* [Problem statement]:
Using the material below, repeat exactly the lines from the one with "Generate a Python" through the one with "0.664, 0.687, 0.643, 0.634, 0.625, 0.641, 0.641]", ends included, without any images.

[Start of Given entries]

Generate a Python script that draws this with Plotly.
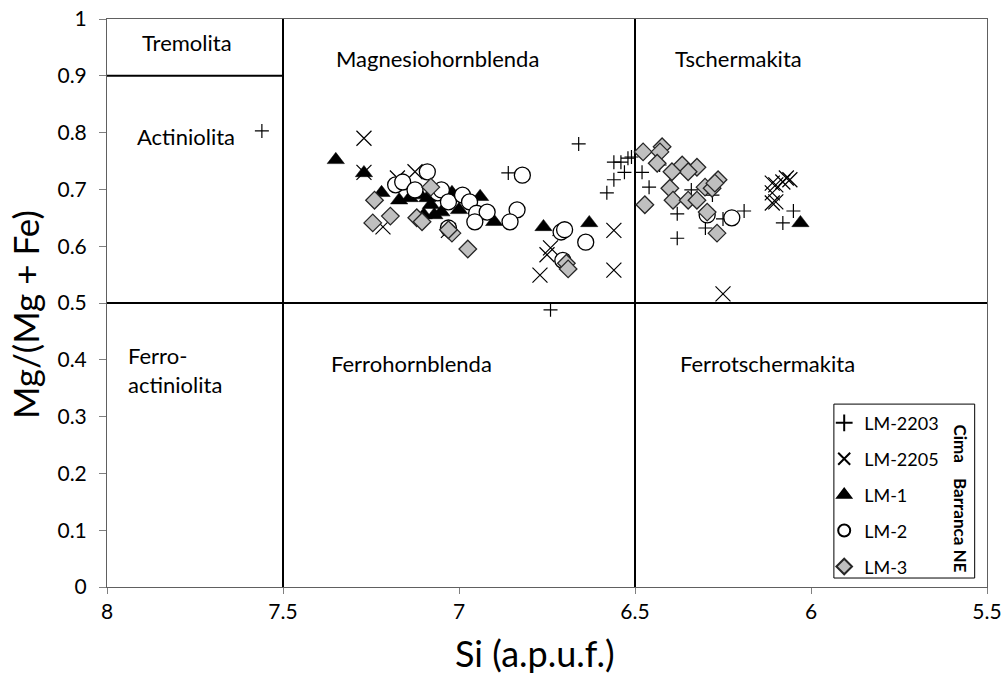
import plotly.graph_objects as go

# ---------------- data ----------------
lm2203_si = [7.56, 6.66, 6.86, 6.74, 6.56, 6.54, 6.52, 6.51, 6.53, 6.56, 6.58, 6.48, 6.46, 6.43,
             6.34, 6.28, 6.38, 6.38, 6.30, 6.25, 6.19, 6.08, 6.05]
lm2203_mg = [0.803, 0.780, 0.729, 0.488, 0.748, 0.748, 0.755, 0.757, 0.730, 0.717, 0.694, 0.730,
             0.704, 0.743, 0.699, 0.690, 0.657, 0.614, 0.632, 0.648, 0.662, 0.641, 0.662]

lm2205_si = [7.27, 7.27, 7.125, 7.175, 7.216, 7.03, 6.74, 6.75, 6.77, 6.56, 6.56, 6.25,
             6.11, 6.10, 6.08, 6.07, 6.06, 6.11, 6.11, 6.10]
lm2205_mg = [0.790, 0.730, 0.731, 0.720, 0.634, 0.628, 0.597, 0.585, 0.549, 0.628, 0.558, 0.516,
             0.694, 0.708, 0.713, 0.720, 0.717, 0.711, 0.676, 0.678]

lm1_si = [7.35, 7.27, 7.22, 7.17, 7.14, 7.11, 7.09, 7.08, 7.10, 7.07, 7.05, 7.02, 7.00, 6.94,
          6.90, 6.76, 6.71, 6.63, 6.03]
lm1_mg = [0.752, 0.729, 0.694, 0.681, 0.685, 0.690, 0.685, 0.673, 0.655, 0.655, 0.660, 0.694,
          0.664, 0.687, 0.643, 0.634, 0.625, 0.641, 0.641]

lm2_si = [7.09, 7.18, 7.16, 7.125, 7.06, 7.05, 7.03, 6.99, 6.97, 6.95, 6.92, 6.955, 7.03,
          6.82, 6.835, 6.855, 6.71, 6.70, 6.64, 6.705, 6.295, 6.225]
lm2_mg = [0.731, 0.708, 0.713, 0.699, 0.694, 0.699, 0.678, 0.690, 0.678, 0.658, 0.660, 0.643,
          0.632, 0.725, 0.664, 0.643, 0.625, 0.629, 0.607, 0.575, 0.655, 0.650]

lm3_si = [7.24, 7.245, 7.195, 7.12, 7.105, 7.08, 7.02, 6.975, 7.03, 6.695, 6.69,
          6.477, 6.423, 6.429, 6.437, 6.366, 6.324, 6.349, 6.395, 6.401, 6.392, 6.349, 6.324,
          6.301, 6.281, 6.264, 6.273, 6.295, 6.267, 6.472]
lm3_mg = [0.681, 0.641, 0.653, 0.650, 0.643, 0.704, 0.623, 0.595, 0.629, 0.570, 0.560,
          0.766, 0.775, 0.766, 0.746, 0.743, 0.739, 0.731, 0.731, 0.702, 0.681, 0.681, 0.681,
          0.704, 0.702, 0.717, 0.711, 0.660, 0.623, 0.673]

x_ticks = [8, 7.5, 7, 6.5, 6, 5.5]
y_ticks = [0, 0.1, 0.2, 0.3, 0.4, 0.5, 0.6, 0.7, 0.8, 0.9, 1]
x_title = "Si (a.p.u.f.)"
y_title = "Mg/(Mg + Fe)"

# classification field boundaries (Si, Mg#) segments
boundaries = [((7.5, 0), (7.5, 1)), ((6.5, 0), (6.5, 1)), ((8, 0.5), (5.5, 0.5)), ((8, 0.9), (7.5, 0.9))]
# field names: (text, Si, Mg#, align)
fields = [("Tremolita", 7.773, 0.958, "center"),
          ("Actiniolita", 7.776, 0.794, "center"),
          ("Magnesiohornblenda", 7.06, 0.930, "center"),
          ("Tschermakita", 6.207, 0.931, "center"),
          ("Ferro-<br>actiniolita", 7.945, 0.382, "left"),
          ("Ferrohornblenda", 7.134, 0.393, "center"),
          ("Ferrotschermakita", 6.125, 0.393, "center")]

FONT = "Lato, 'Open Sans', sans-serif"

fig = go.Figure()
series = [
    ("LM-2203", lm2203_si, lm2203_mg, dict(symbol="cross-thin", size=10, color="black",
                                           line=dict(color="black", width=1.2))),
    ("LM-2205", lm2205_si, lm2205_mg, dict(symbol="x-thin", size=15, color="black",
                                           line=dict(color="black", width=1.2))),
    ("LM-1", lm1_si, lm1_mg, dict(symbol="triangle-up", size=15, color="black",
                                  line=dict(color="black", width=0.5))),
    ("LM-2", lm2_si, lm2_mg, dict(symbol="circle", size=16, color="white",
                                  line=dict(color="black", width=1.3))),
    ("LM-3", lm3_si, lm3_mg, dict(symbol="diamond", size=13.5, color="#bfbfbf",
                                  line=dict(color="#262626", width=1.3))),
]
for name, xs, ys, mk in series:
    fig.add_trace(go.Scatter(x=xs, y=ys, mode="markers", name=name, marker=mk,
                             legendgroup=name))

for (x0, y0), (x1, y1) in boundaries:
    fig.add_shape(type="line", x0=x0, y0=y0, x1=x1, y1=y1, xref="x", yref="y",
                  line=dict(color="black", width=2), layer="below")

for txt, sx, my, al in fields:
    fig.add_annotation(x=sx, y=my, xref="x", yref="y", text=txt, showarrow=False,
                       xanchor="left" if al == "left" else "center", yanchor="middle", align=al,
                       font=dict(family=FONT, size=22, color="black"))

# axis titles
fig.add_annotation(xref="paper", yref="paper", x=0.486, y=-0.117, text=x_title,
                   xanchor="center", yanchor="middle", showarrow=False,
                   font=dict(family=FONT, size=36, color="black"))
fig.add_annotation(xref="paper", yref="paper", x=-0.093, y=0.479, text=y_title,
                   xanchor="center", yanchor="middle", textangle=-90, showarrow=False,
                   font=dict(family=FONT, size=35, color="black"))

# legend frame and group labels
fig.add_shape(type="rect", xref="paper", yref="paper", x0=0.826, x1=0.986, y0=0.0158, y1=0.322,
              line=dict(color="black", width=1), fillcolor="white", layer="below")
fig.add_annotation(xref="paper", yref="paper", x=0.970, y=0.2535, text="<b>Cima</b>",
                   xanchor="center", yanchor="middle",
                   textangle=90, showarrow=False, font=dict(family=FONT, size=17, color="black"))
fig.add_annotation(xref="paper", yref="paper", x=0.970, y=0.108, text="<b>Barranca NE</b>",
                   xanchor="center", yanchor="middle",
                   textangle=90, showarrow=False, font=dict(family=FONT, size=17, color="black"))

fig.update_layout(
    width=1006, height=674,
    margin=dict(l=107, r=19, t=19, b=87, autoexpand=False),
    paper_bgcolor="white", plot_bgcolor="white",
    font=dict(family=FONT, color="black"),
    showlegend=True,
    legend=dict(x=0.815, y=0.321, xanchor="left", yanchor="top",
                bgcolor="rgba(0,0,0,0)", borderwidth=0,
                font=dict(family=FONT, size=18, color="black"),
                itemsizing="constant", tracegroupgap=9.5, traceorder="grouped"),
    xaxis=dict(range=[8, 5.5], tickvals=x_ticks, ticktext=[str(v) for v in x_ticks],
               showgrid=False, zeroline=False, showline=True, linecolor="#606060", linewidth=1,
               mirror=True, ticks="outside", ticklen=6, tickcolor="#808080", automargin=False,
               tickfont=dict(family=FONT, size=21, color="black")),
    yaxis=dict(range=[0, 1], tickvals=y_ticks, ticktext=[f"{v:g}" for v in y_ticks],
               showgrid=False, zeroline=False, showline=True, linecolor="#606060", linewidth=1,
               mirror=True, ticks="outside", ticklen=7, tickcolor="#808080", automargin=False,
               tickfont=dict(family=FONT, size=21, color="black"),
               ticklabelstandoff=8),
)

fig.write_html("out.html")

[End of Given entries]
[Start of Given entries]

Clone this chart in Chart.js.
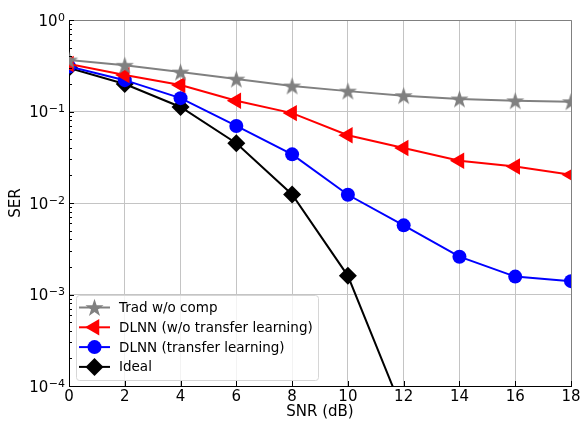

[End of Given entries]

* [Result of this task]:
Generate a Python script that draws this with Plotly.
import plotly.graph_objects as go

# ---------------- data ----------------
lm2203_si = [7.56, 6.66, 6.86, 6.74, 6.56, 6.54, 6.52, 6.51, 6.53, 6.56, 6.58, 6.48, 6.46, 6.43,
             6.34, 6.28, 6.38, 6.38, 6.30, 6.25, 6.19, 6.08, 6.05]
lm2203_mg = [0.803, 0.780, 0.729, 0.488, 0.748, 0.748, 0.755, 0.757, 0.730, 0.717, 0.694, 0.730,
             0.704, 0.743, 0.699, 0.690, 0.657, 0.614, 0.632, 0.648, 0.662, 0.641, 0.662]

lm2205_si = [7.27, 7.27, 7.125, 7.175, 7.216, 7.03, 6.74, 6.75, 6.77, 6.56, 6.56, 6.25,
             6.11, 6.10, 6.08, 6.07, 6.06, 6.11, 6.11, 6.10]
lm2205_mg = [0.790, 0.730, 0.731, 0.720, 0.634, 0.628, 0.597, 0.585, 0.549, 0.628, 0.558, 0.516,
             0.694, 0.708, 0.713, 0.720, 0.717, 0.711, 0.676, 0.678]

lm1_si = [7.35, 7.27, 7.22, 7.17, 7.14, 7.11, 7.09, 7.08, 7.10, 7.07, 7.05, 7.02, 7.00, 6.94,
          6.90, 6.76, 6.71, 6.63, 6.03]
lm1_mg = [0.752, 0.729, 0.694, 0.681, 0.685, 0.690, 0.685, 0.673, 0.655, 0.655, 0.660, 0.694,
          0.664, 0.687, 0.643, 0.634, 0.625, 0.641, 0.641]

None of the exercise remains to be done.